Unfortunately a simple biconvex, spherical-surface lens manufactured using single-density glass is prone to various types of optical distortion. These are sufficiently severe to render very blurred the image produced. This fundamental problem is cured to a large extent by the use of compound lenses. These consist of several different elements, some containing optical glass that varies in density and others of an aspherical design, assembled in groups of five or more individual lenses. The result is the modern camera lens which produces very sharp and almost distortion-free images. However, even these modern wonders of computer design are not perfect.
Some lenses produce so-called barrel distortion oat the outer edges of the field of view. This renders straight lines bulged outwards so that a rectangle would approach the shape of a barrel. Others produce so-called pincushion distortion which is a similar effect realized in the opposite direction. The result is that the sides of a rectangle tend to bow inwards.
Other types of distortion include axial and lateral chromatic aberration.

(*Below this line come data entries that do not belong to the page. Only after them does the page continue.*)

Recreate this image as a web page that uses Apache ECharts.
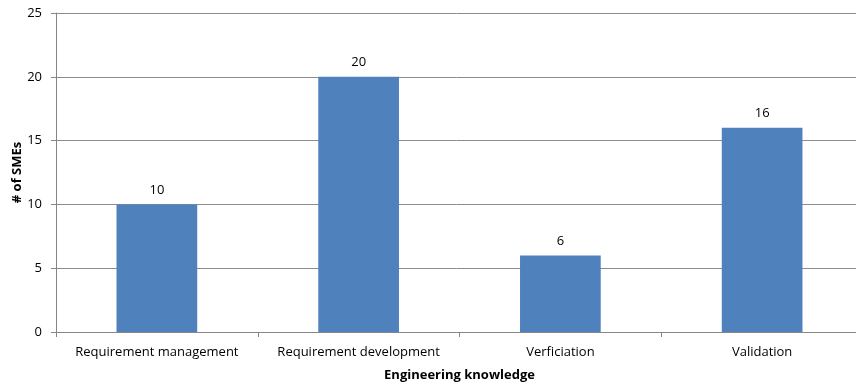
<!DOCTYPE html>
<html>
<head>
<meta charset="utf-8">
<script src="https://cdn.jsdelivr.net/npm/echarts@6/dist/echarts.min.js"></script>
<style>
html, body { margin: 0; padding: 0; background: #fff; }
#chart { width: 856px; height: 387px; }
</style>
</head>
<body>
<div id="chart"></div>
<script>
// categories and values
var categories = ['Requirement management', 'Requirement development', 'Verficiation', 'Validation'];
var smeCounts = [10, 20, 6, 16];

var myChart = echarts.init(document.getElementById('chart'));
var font = '"Open Sans", "Liberation Sans", sans-serif';

var option = {
	animation: false,
	grid: {
		left: 56,
		right: -7,
		top: 13,
		bottom: 55,
		outerBoundsMode: 'none',
		containLabel: false
	},
	xAxis: {
		type: 'category',
		data: categories,
		name: 'Engineering knowledge',
		nameLocation: 'middle',
		nameGap: 37,
		nameTextStyle: {
			color: '#000',
			fontWeight: 'bold',
			fontSize: 13,
			fontFamily: font
		},
		axisLine: {
			lineStyle: { color: '#868686', width: 1 }
		},
		axisTick: {
			show: true,
			length: 5,
			lineStyle: { color: '#868686' }
		},
		axisLabel: {
			interval: 0,
			color: '#000',
			fontSize: 13,
			fontFamily: font,
			margin: 14
		}
	},
	yAxis: {
		type: 'value',
		min: 0,
		max: 25,
		interval: 5,
		name: '# of SMEs',
		nameLocation: 'middle',
		nameGap: 32,
		nameMoveOverlap: false,
		nameTextStyle: {
			color: '#000',
			fontWeight: 'bold',
			fontSize: 13,
			fontFamily: font
		},
		axisLine: {
			show: true,
			lineStyle: { color: '#868686', width: 1 }
		},
		axisTick: {
			show: true,
			length: 5,
			lineStyle: { color: '#868686' }
		},
		axisLabel: {
			color: '#000',
			fontSize: 13,
			fontFamily: font,
			margin: 14
		},
		splitLine: {
			lineStyle: { color: '#8c8c8c', width: 1 }
		}
	},
	series: [{
		type: 'bar',
		data: smeCounts,
		barWidth: '40%',
		itemStyle: {
			color: '#4F81BD'
		},
		label: {
			show: true,
			position: 'top',
			distance: 8,
			color: '#000',
			fontSize: 13,
			fontFamily: font
		}
	}]
};

myChart.setOption(option);
</script>
</body>
</html>
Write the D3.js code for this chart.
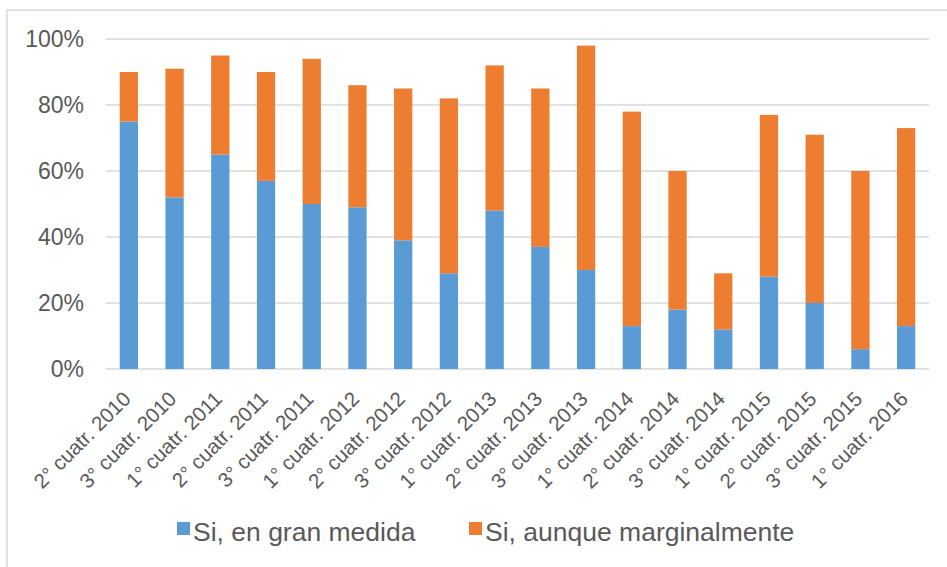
<!DOCTYPE html>
<html>
<head>
<meta charset="utf-8">
<script src="https://cdn.jsdelivr.net/npm/d3@7"></script>
<style>
  body { margin: 0; background: #fff; }
  text { font-family: Arial, "Liberation Sans", sans-serif; fill: #595959; }
</style>
</head>
<body>
<div id="chart"></div>
<script>
// data
const categories = [
  "2° cuatr. 2010", "3° cuatr. 2010", "1° cuatr. 2011", "2° cuatr. 2011",
  "3° cuatr. 2011", "1° cuatr. 2012", "2° cuatr. 2012", "3° cuatr. 2012",
  "1° cuatr. 2013", "2° cuatr. 2013", "3° cuatr. 2013", "1° cuatr. 2014",
  "2° cuatr. 2014", "3° cuatr. 2014", "1° cuatr. 2015", "2° cuatr. 2015",
  "3° cuatr. 2015", "1° cuatr. 2016"
];
const granMedida = [75, 52, 65, 57, 50, 49, 39, 29, 48, 37, 30, 13, 18, 12, 28, 20, 6, 13];
const marginal = [15, 39, 30, 33, 44, 37, 46, 53, 44, 48, 68, 65, 42, 17, 49, 51, 54, 60];
const seriesNames = ["Si, en gran medida", "Si, aunque marginalmente"];
const colors = ["#5B9BD5", "#ED7D31"];
const yTicks = [0, 20, 40, 60, 80, 100];

const width = 947, height = 567;
const margin = { top: 39, right: 18, bottom: 198, left: 106 };

const svg = d3.select("#chart").append("svg")
  .attr("width", width)
  .attr("height", height);

// chart border
svg.append("rect")
  .attr("x", 7).attr("y", 10)
  .attr("width", 960).attr("height", 580)
  .attr("fill", "none")
  .attr("stroke", "#d9d9d9")
  .attr("stroke-width", 1.5);

const x = d3.scaleBand()
  .domain(categories)
  .range([margin.left, width - margin.right])
  .paddingInner(0.6)
  .paddingOuter(0.3);

const y = d3.scaleLinear()
  .domain([0, 100])
  .range([height - margin.bottom, margin.top]);

// gridlines
svg.append("g")
  .selectAll("line")
  .data(yTicks)
  .enter().append("line")
  .attr("x1", margin.left).attr("x2", width - margin.right)
  .attr("y1", d => y(d)).attr("y2", d => y(d))
  .attr("stroke", "#d9d9d9")
  .attr("stroke-width", 1.5);

// y axis labels
const yAxis = svg.append("g")
  .attr("transform", `translate(${margin.left - 22},0)`)
  .call(d3.axisLeft(y).tickValues(yTicks).tickFormat(d => d + "%").tickSize(0).tickPadding(0));
yAxis.select(".domain").remove();
yAxis.selectAll("text")
  .attr("font-size", 23)
  .attr("font-family", "Arial, 'Liberation Sans', sans-serif")
  .attr("fill", "#595959");

// stacked data
const table = categories.map((c, i) => ({ cat: c, a: granMedida[i], b: marginal[i] }));
const stacked = d3.stack().keys(["a", "b"])(table);

svg.append("g")
  .selectAll("g")
  .data(stacked)
  .enter().append("g")
  .attr("fill", (d, i) => colors[i])
  .selectAll("rect")
  .data(d => d)
  .enter().append("rect")
  .attr("x", d => x(d.data.cat))
  .attr("y", d => y(d[1]))
  .attr("width", x.bandwidth())
  .attr("height", d => y(d[0]) - y(d[1]));

// x axis labels
const xAxis = svg.append("g")
  .attr("transform", `translate(0,${height - margin.bottom})`)
  .call(d3.axisBottom(x).tickSize(0).tickPadding(0));
xAxis.select(".domain").remove();
xAxis.selectAll("text")
  .attr("font-size", 20.5)
  .attr("font-family", "Arial, 'Liberation Sans', sans-serif")
  .attr("fill", "#595959")
  .attr("text-anchor", "end")
  .attr("dy", "0.35em")
  .attr("transform", "translate(-2,26) rotate(-45)");

// legend
const legendX = [177, 469];
const legend = svg.append("g")
  .selectAll("g")
  .data(seriesNames)
  .enter().append("g")
  .attr("transform", (d, i) => `translate(${legendX[i]},522)`);
legend.append("rect")
  .attr("width", 13).attr("height", 13)
  .attr("fill", (d, i) => colors[i]);
legend.append("text")
  .attr("x", 16).attr("y", 19)
  .attr("font-size", 26.5)
  .text(d => d);
</script>
</body>
</html>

Axial chromatic aberration occurs in a lens because light of different wavelengths (colours) is focused at slightly different focal points. The shorter wavelengths of the blue part of the visible spectrum are typically focused in front of the nominal plane of focus, and the longer wavelengths of the red part of the spectrum are focused behind the plane of focus. The effect manifest itself as a minor colour fringing dispersed evenly across an entire image. Lateral chromatic aberration is caused by different wavelengths of light being diffracted by varying amounts as they pass through lens elements. The continuous spectrum of light is consequently separated into its constituent colours so that red, green, and blue wavelengths are focused at different locations in the plane of focus. The effect is not normally noticed at the centre of a lens, but may become more pronounced towards its outer edges.
Another source of image degradation in some lenses is spherical aberration. This is caused by rays of light passing through the periphery of a lens being brought to marginal focus at a shorter focal distance than that for rays passing through the lens closer to its optical axis. The effect is most apparent in thin lenses.
Diffraction may degrade image quality when very small apertures are used. Rays of light encountering sharp edges such as those found on the blades of an iris diaphragm may be deflected. The effect becomes more pronounced as the light waves strike the edges of the blades at a more acute angle, and is noticed first at the longer (red) wavelengths. With lenses designed for 35mm film cameras, and the smaller DX-format digital sensors, diffraction typically becomes an issue at apertures smaller than f/11. It also becomes more noticeable as the focus distance is reduced.